5.3 Sinusoidal Models: Period, Amplitude, and Phase

Why sinusoidal models are different

A sinusoidal model describes a quantity that rises and falls in a repeating cycle. Daylight hours, seasonal temperature, tides, Ferris wheel height, and alternating current all have this shape when the context is appropriate. The Mathematics 30-2 formula sheet includes the form y = a sin(bx + c) + d and the period relationship, and the bulletin notes that students often struggle to connect sinusoidal characteristics to the context of a problem. That is the key skill: not just naming amplitude, but explaining what the amplitude means in the situation.

A sine or cosine graph repeats, so many equations can model the same graph. Math 30-2 usually rewards correct features and reasonable equations rather than one memorized template. Your first job is to locate maximum, minimum, midline, and period. After that, choose sine or cosine based on a convenient starting point.

Core features

Amplitude measures vertical distance from the midline to a maximum or minimum. If the maximum is M and the minimum is m, amplitude = (M - m) / 2 and midline = (M + m) / 2. The midline is the vertical center, so in y = a sin(bx + c) + d, the midline is y = d. The amplitude is |a|, not a if a is negative. A negative a reflects the graph across the midline; it does not make amplitude negative.

Period is the horizontal length of one full cycle. If two consecutive peaks occur at x = 3 and x = 15, the period is 12. Frequency is cycles per unit, so frequency = 1 / period. If a problem says an event repeats every 24 hours, the period is 24 hours and the frequency is 1/24 cycle per hour.

Period and phase

In radian form, the period of y = a sin(bx + c) + d is 2pi / |b|. In degree form, it is 360 / |b|. Many context models avoid angle language by writing b = 2pi / period. For example, if a cycle takes 24 hours, a convenient coefficient is b = 2pi/24 = pi/12 when using radians.

Phase shift is the horizontal movement of the graph. In y = a sin(b(x - h)) + d, the shift is h units to the right. In y = a sin(bx + c) + d, the shift is -c/b. Students often lose the sign because bx + c hides the transformation. Rewriting inside as b(x - h) is safer.

Worked example: daily temperature

A town's temperature is modeled over one day.
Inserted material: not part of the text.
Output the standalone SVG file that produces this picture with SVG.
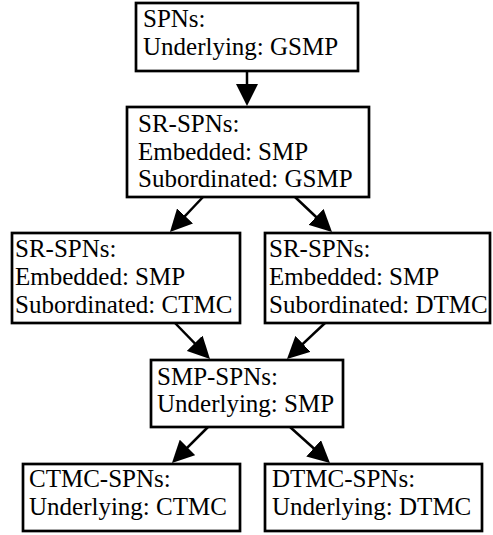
<svg xmlns="http://www.w3.org/2000/svg" width="493" height="535" viewBox="0 0 493 535">
<style>
.box{fill:#fff;stroke:#000;stroke-width:2.7}
.t{font-family:"Liberation Serif","Times New Roman",serif;font-size:25px;fill:#000}
.edge{stroke:#000;stroke-width:2.5;fill:none;marker-end:url(#ah)}
</style>
<defs>
<marker id="ah" viewBox="0 0 22 22" markerWidth="22" markerHeight="22" markerUnits="userSpaceOnUse" refX="18" refY="11" orient="auto">
<path d="M0,0 L22,11 L0,22 z" fill="#000"/>
</marker>
</defs>
<rect width="493" height="535" fill="#fff"/>
<g id="connectors">
<line class="edge" x1="247" y1="71" x2="247" y2="102"/>
<line class="edge" x1="203" y1="197" x2="172.7" y2="229.1"/>
<line class="edge" x1="295" y1="197" x2="329.1" y2="229.25"/>
<line class="edge" x1="175" y1="323" x2="207.2" y2="356.1"/>
<line class="edge" x1="325" y1="323" x2="289.9" y2="356.2"/>
<line class="edge" x1="208" y1="427" x2="174.8" y2="460.2"/>
<line class="edge" x1="290" y1="427" x2="327" y2="460.3"/>
</g>
<g id="spn">
<rect class="box" x="136" y="3" width="222" height="68"/>
<text class="t" x="143" y="27">SPNs:</text>
<text class="t" x="143" y="55">Underlying: GSMP</text>
</g>
<g id="srspn">
<rect class="box" x="127" y="107" width="242" height="90"/>
<text class="t" x="138" y="132">SR-SPNs:</text>
<text class="t" x="138" y="160">Embedded: SMP</text>
<text class="t" x="138" y="187">Subordinated: GSMP</text>
</g>
<g id="srspn-ctmc">
<rect class="box" x="12" y="233" width="228" height="90"/>
<text class="t" x="15" y="257">SR-SPNs:</text>
<text class="t" x="15" y="285">Embedded: SMP</text>
<text class="t" x="15" y="313">Subordinated: CTMC</text>
</g>
<g id="srspn-dtmc">
<rect class="box" x="265" y="233" width="225" height="90"/>
<text class="t" x="269" y="257">SR-SPNs:</text>
<text class="t" x="269" y="285">Embedded: SMP</text>
<text class="t" x="269" y="313">Subordinated: DTMC</text>
</g>
<g id="smpspn">
<rect class="box" x="151" y="360" width="192" height="67"/>
<text class="t" x="157" y="385">SMP-SPNs:</text>
<text class="t" x="157" y="412">Underlying: SMP</text>
</g>
<g id="ctmcspn">
<rect class="box" x="23" y="464" width="217" height="67"/>
<text class="t" x="29" y="487">CTMC-SPNs:</text>
<text class="t" x="29" y="515">Underlying: CTMC</text>
</g>
<g id="dtmcspn">
<rect class="box" x="265" y="464" width="217" height="67"/>
<text class="t" x="272" y="487">DTMC-SPNs:</text>
<text class="t" x="272" y="515">Underlying: DTMC</text>
</g>
</svg>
The minimum is 12 C at 6:00 a.m., and the maximum is 24 C at 6:00 p.m. The period is 24 hours. The amplitude is (24 - 12) / 2 = 6 C, and the midline is (24 + 12) / 2 = 18 C. A cosine model using t as hours after midnight can start at the maximum: T(t) = 6 cos((pi/12)(t - 18)) + 18. At t = 18, the cosine input is 0, so the model gives 24 C. At t = 6, the input is -pi, so the model gives 12 C.

A sine model could also work if it uses a different phase shift. That is why written-response explanations should focus on the features and the context. The model predicts temperature, not just y-values, so the conclusion should use degrees Celsius and time.

Reading graphs and tables

From a graph, do not estimate amplitude from the x-axis unless the midline is y = 0. Use the maximum and minimum. From a table, look for a repeated pattern and equal spacing in x. If values are 18, 24, 18, 12, 18 over equal 6-hour steps, the full cycle is 24 hours. Those values show the midline crossings, maximum, midline crossing, minimum, and return to midline.

Diploma traps

The most common trap is confusing amplitude with maximum. If a daylight model has maximum 17 hours and minimum 7 hours, the amplitude is 5 hours, not 17 hours. Another trap is treating period and frequency as the same. A shorter period means more cycles per unit, so frequency increases when period decreases.

Phase shift questions also invite over-calculation. If the question asks for the first maximum shown on a graph, read the x-coordinate of the peak. Do not build a full equation unless the question demands it. When a context is given, state what the peak, trough, and midline mean. The official bulletin's comment about contextual sinusoidal difficulty is a reminder that interpretation is part of the mathematics.

Building an equation from features

When an equation is required, build it in layers. First find a and d from amplitude and midline. Next find b from the period. Last choose the shift from a convenient point, usually a maximum for cosine or a midline crossing for sine. If a graph has maximum 14, minimum 2, period 20, and a maximum at x = 5, one valid model is y = 6 cos((2pi/20)(x - 5)) + 8. The amplitude is 6, the midline is y = 8, and the coefficient 2pi/20 creates a 20-unit cycle.

Units and angle mode

Context models often use time, distance, or months as the input, not degrees on a unit circle. If your equation uses pi, the calculator must be in radian mode for numerical evaluation. If the equation uses 360 in the period relationship, degree mode is appropriate. Feature questions such as amplitude and midline usually do not depend on angle mode, but evaluating the model at a specific input does.